# Task details
Please find all lines in the data that hold the string "this" and copy them.

# Dataset records
◆ ◆ ◆

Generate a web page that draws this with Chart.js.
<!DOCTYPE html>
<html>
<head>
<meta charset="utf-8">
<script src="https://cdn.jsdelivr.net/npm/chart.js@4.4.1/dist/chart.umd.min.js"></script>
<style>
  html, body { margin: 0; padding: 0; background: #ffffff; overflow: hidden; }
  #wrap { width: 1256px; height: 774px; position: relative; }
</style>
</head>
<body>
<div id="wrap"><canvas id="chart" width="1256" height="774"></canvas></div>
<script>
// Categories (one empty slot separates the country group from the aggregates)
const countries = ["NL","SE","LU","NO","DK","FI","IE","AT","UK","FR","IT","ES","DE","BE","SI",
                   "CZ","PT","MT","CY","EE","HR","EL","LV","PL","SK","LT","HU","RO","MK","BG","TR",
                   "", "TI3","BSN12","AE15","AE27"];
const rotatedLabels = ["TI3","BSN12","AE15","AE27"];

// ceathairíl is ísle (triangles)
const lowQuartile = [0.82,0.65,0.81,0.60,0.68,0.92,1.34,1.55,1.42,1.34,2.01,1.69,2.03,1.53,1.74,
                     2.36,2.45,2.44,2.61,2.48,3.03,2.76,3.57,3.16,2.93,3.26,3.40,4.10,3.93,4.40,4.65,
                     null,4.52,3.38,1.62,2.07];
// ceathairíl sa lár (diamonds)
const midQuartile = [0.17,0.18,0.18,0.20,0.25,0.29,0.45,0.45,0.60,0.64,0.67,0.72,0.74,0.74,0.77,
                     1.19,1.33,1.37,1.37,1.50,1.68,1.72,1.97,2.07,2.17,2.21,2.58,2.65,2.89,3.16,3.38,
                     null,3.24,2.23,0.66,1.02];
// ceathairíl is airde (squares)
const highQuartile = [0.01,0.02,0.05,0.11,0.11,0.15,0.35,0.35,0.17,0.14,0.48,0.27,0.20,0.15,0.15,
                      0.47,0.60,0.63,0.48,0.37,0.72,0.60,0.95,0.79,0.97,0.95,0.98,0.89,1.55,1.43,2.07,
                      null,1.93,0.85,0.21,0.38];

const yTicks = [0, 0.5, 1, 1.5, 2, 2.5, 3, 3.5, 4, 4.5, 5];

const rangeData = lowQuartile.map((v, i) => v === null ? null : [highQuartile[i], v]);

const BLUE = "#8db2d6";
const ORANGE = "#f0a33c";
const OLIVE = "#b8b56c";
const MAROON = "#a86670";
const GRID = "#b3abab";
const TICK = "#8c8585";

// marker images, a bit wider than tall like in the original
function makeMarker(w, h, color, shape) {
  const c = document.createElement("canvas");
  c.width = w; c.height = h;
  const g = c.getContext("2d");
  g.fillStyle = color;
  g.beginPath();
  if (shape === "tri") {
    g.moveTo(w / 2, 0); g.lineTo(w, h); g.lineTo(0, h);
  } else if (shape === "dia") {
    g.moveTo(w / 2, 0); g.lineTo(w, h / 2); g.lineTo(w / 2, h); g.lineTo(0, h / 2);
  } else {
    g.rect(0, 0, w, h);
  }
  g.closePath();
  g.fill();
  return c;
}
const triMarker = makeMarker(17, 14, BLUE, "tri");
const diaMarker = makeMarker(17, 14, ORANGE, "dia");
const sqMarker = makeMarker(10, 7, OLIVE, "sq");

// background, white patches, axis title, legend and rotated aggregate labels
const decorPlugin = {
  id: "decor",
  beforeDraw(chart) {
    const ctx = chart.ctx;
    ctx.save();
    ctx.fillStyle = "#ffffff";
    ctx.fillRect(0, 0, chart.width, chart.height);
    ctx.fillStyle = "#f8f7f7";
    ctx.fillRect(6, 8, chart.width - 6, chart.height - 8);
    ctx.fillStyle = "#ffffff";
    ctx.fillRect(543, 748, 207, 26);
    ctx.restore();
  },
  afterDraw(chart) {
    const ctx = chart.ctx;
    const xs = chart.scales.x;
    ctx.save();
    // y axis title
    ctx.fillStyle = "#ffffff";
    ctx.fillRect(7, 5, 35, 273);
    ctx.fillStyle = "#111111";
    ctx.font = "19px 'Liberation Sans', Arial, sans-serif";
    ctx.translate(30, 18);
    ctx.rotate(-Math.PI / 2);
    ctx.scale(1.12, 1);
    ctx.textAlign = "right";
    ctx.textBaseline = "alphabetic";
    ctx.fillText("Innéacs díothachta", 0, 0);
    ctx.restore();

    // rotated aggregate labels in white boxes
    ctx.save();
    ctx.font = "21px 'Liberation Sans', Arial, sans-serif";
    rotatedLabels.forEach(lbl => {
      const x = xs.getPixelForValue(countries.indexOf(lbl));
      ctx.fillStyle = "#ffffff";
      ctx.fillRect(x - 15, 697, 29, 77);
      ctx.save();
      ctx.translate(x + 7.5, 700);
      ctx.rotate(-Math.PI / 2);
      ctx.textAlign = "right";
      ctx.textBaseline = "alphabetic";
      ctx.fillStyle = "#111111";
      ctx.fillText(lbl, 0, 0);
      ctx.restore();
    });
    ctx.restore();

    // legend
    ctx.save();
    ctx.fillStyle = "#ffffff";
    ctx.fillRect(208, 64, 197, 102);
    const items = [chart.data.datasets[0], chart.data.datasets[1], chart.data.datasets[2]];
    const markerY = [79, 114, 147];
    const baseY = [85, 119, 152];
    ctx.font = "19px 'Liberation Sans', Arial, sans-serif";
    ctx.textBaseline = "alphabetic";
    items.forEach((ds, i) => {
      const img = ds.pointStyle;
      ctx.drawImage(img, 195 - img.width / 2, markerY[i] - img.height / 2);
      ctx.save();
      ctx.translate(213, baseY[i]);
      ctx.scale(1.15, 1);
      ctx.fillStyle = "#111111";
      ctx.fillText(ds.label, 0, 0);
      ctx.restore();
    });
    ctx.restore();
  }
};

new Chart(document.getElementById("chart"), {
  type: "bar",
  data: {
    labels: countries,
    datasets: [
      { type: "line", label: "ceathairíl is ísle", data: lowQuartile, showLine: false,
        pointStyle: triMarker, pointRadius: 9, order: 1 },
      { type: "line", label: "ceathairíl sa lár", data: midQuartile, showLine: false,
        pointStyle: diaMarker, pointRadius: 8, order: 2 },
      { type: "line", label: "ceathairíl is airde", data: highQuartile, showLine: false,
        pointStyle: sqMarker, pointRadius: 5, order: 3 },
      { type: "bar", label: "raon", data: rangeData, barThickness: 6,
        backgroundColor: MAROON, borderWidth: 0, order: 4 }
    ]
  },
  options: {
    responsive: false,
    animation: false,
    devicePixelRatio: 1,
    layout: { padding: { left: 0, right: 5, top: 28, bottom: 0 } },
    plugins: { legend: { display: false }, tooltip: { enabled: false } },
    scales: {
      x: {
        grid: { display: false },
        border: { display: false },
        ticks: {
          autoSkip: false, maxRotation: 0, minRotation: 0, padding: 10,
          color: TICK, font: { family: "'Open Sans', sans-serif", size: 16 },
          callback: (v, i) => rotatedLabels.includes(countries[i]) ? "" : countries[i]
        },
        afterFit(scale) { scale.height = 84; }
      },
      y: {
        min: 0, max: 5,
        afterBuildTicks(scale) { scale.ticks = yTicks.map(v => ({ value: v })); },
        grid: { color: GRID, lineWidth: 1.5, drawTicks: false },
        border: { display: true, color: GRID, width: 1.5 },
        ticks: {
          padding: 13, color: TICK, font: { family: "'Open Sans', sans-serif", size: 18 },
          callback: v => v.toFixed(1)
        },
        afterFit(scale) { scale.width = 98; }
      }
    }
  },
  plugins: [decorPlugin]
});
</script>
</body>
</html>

◆ ◆ ◆

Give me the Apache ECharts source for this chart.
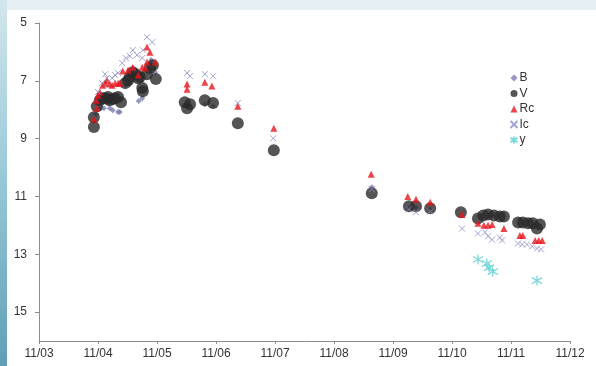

◆ ◆ ◆

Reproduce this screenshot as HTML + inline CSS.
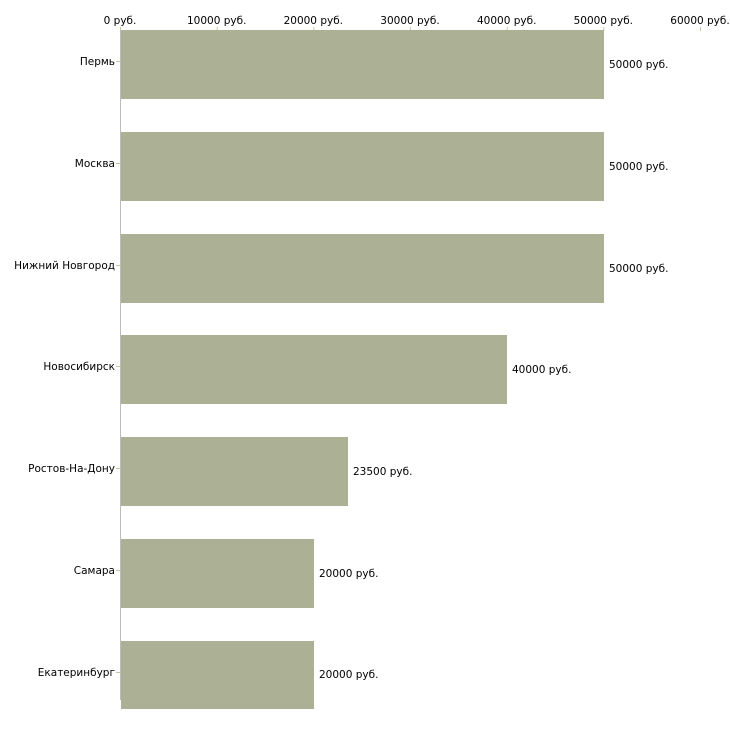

◆ ◆ ◆

# In response
Generate a web page that draws this with Chart.js.
Give me the Apache ECharts source for this chart.
Reproduce this screenshot as HTML + inline CSS.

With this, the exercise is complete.